Task brief
Copy out the material below in full, but not its images.

Available data
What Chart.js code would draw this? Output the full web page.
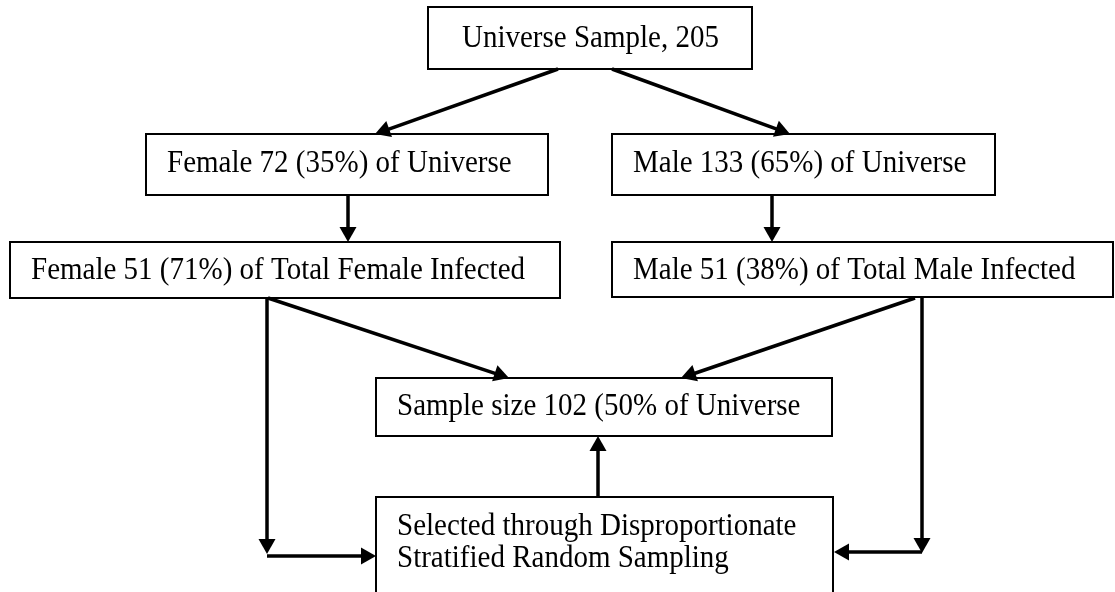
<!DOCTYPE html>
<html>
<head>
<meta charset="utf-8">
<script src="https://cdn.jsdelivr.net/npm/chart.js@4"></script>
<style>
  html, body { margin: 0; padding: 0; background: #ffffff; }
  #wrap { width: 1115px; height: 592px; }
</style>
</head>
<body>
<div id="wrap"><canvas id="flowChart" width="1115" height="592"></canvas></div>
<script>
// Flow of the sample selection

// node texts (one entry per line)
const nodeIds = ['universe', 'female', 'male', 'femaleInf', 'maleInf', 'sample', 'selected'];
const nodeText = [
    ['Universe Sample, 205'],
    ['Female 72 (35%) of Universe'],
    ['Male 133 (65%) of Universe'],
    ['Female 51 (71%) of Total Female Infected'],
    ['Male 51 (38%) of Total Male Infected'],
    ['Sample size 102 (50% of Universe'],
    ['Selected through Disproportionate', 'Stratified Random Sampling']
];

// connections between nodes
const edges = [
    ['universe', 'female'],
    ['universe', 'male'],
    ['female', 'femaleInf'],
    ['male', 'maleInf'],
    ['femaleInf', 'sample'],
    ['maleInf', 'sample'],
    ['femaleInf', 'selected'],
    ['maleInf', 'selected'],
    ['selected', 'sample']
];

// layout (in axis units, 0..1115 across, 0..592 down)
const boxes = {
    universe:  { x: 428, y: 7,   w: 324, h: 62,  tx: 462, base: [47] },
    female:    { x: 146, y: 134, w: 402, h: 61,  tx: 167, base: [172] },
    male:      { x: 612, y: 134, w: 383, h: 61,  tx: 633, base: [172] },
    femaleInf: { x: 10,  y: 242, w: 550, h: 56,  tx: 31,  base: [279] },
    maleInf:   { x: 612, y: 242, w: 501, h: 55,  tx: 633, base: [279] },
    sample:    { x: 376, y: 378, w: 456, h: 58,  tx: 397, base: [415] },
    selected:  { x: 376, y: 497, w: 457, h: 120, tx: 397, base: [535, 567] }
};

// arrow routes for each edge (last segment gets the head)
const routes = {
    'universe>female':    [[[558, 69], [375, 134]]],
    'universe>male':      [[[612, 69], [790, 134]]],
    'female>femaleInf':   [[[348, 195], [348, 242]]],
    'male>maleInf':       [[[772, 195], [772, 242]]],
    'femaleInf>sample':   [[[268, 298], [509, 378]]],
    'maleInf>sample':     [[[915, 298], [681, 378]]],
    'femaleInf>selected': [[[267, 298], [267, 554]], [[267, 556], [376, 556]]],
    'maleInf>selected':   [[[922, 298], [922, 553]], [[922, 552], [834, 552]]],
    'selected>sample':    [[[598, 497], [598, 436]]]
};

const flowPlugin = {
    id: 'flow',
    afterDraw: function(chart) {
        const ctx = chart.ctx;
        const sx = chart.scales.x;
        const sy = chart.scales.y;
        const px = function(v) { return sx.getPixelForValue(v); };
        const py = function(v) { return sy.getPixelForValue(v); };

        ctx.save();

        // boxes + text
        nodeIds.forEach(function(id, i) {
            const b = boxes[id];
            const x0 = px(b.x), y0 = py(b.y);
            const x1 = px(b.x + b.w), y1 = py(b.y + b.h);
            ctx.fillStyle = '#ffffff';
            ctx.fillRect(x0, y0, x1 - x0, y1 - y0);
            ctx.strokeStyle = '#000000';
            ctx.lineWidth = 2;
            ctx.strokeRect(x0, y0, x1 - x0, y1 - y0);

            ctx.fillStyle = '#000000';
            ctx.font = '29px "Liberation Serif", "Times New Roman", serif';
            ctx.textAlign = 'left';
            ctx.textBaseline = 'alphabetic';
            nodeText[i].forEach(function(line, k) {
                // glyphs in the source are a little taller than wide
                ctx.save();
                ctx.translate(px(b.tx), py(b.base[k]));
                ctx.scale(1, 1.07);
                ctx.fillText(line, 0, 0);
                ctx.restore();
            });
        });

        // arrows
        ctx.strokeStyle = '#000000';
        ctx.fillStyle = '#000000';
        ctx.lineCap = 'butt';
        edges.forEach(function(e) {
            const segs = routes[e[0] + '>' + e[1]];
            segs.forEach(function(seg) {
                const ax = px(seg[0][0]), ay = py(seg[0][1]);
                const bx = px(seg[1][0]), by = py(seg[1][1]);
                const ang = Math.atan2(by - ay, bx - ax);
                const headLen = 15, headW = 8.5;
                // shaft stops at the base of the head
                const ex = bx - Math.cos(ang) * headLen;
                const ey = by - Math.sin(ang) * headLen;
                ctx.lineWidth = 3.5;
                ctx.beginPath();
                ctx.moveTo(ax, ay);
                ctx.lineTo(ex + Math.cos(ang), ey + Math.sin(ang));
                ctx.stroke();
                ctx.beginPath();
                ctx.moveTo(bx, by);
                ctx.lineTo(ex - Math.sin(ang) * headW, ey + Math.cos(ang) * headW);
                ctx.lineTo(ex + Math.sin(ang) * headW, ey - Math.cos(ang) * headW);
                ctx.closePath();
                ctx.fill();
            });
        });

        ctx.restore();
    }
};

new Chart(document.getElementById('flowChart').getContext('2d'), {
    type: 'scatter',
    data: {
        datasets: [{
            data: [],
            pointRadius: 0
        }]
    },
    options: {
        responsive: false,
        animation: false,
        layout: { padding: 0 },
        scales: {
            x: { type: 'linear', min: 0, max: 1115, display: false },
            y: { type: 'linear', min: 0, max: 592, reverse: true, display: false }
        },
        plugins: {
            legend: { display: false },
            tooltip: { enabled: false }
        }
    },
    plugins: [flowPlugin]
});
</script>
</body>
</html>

Solution to this problem
What Chart.js code would draw this? Output the full web page.
<!DOCTYPE html>
<html>
<head>
<meta charset="utf-8">
<script src="https://cdn.jsdelivr.net/npm/chart.js@4"></script>
<style>
  html, body { margin: 0; padding: 0; background: #ffffff; }
  #wrap { width: 1115px; height: 592px; }
</style>
</head>
<body>
<div id="wrap"><canvas id="flowChart" width="1115" height="592"></canvas></div>
<script>
// Flow of the sample selection

// node texts (one entry per line)
const nodeIds = ['universe', 'female', 'male', 'femaleInf', 'maleInf', 'sample', 'selected'];
const nodeText = [
    ['Universe Sample, 205'],
    ['Female 72 (35%) of Universe'],
    ['Male 133 (65%) of Universe'],
    ['Female 51 (71%) of Total Female Infected'],
    ['Male 51 (38%) of Total Male Infected'],
    ['Sample size 102 (50% of Universe'],
    ['Selected through Disproportionate', 'Stratified Random Sampling']
];

// connections between nodes
const edges = [
    ['universe', 'female'],
    ['universe', 'male'],
    ['female', 'femaleInf'],
    ['male', 'maleInf'],
    ['femaleInf', 'sample'],
    ['maleInf', 'sample'],
    ['femaleInf', 'selected'],
    ['maleInf', 'selected'],
    ['selected', 'sample']
];

// layout (in axis units, 0..1115 across, 0..592 down)
const boxes = {
    universe:  { x: 428, y: 7,   w: 324, h: 62,  tx: 462, base: [47] },
    female:    { x: 146, y: 134, w: 402, h: 61,  tx: 167, base: [172] },
    male:      { x: 612, y: 134, w: 383, h: 61,  tx: 633, base: [172] },
    femaleInf: { x: 10,  y: 242, w: 550, h: 56,  tx: 31,  base: [279] },
    maleInf:   { x: 612, y: 242, w: 501, h: 55,  tx: 633, base: [279] },
    sample:    { x: 376, y: 378, w: 456, h: 58,  tx: 397, base: [415] },
    selected:  { x: 376, y: 497, w: 457, h: 120, tx: 397, base: [535, 567] }
};

// arrow routes for each edge (last segment gets the head)
const routes = {
    'universe>female':    [[[558, 69], [375, 134]]],
    'universe>male':      [[[612, 69], [790, 134]]],
    'female>femaleInf':   [[[348, 195], [348, 242]]],
    'male>maleInf':       [[[772, 195], [772, 242]]],
    'femaleInf>sample':   [[[268, 298], [509, 378]]],
    'maleInf>sample':     [[[915, 298], [681, 378]]],
    'femaleInf>selected': [[[267, 298], [267, 554]], [[267, 556], [376, 556]]],
    'maleInf>selected':   [[[922, 298], [922, 553]], [[922, 552], [834, 552]]],
    'selected>sample':    [[[598, 497], [598, 436]]]
};

const flowPlugin = {
    id: 'flow',
    afterDraw: function(chart) {
        const ctx = chart.ctx;
        const sx = chart.scales.x;
        const sy = chart.scales.y;
        const px = function(v) { return sx.getPixelForValue(v); };
        const py = function(v) { return sy.getPixelForValue(v); };

        ctx.save();

        // boxes + text
        nodeIds.forEach(function(id, i) {
            const b = boxes[id];
            const x0 = px(b.x), y0 = py(b.y);
            const x1 = px(b.x + b.w), y1 = py(b.y + b.h);
            ctx.fillStyle = '#ffffff';
            ctx.fillRect(x0, y0, x1 - x0, y1 - y0);
            ctx.strokeStyle = '#000000';
            ctx.lineWidth = 2;
            ctx.strokeRect(x0, y0, x1 - x0, y1 - y0);

            ctx.fillStyle = '#000000';
            ctx.font = '29px "Liberation Serif", "Times New Roman", serif';
            ctx.textAlign = 'left';
            ctx.textBaseline = 'alphabetic';
            nodeText[i].forEach(function(line, k) {
                // glyphs in the source are a little taller than wide
                ctx.save();
                ctx.translate(px(b.tx), py(b.base[k]));
                ctx.scale(1, 1.07);
                ctx.fillText(line, 0, 0);
                ctx.restore();
            });
        });

        // arrows
        ctx.strokeStyle = '#000000';
        ctx.fillStyle = '#000000';
        ctx.lineCap = 'butt';
        edges.forEach(function(e) {
            const segs = routes[e[0] + '>' + e[1]];
            segs.forEach(function(seg) {
                const ax = px(seg[0][0]), ay = py(seg[0][1]);
                const bx = px(seg[1][0]), by = py(seg[1][1]);
                const ang = Math.atan2(by - ay, bx - ax);
                const headLen = 15, headW = 8.5;
                // shaft stops at the base of the head
                const ex = bx - Math.cos(ang) * headLen;
                const ey = by - Math.sin(ang) * headLen;
                ctx.lineWidth = 3.5;
                ctx.beginPath();
                ctx.moveTo(ax, ay);
                ctx.lineTo(ex + Math.cos(ang), ey + Math.sin(ang));
                ctx.stroke();
                ctx.beginPath();
                ctx.moveTo(bx, by);
                ctx.lineTo(ex - Math.sin(ang) * headW, ey + Math.cos(ang) * headW);
                ctx.lineTo(ex + Math.sin(ang) * headW, ey - Math.cos(ang) * headW);
                ctx.closePath();
                ctx.fill();
            });
        });

        ctx.restore();
    }
};

new Chart(document.getElementById('flowChart').getContext('2d'), {
    type: 'scatter',
    data: {
        datasets: [{
            data: [],
            pointRadius: 0
        }]
    },
    options: {
        responsive: false,
        animation: false,
        layout: { padding: 0 },
        scales: {
            x: { type: 'linear', min: 0, max: 1115, display: false },
            y: { type: 'linear', min: 0, max: 592, reverse: true, display: false }
        },
        plugins: {
            legend: { display: false },
            tooltip: { enabled: false }
        }
    },
    plugins: [flowPlugin]
});
</script>
</body>
</html>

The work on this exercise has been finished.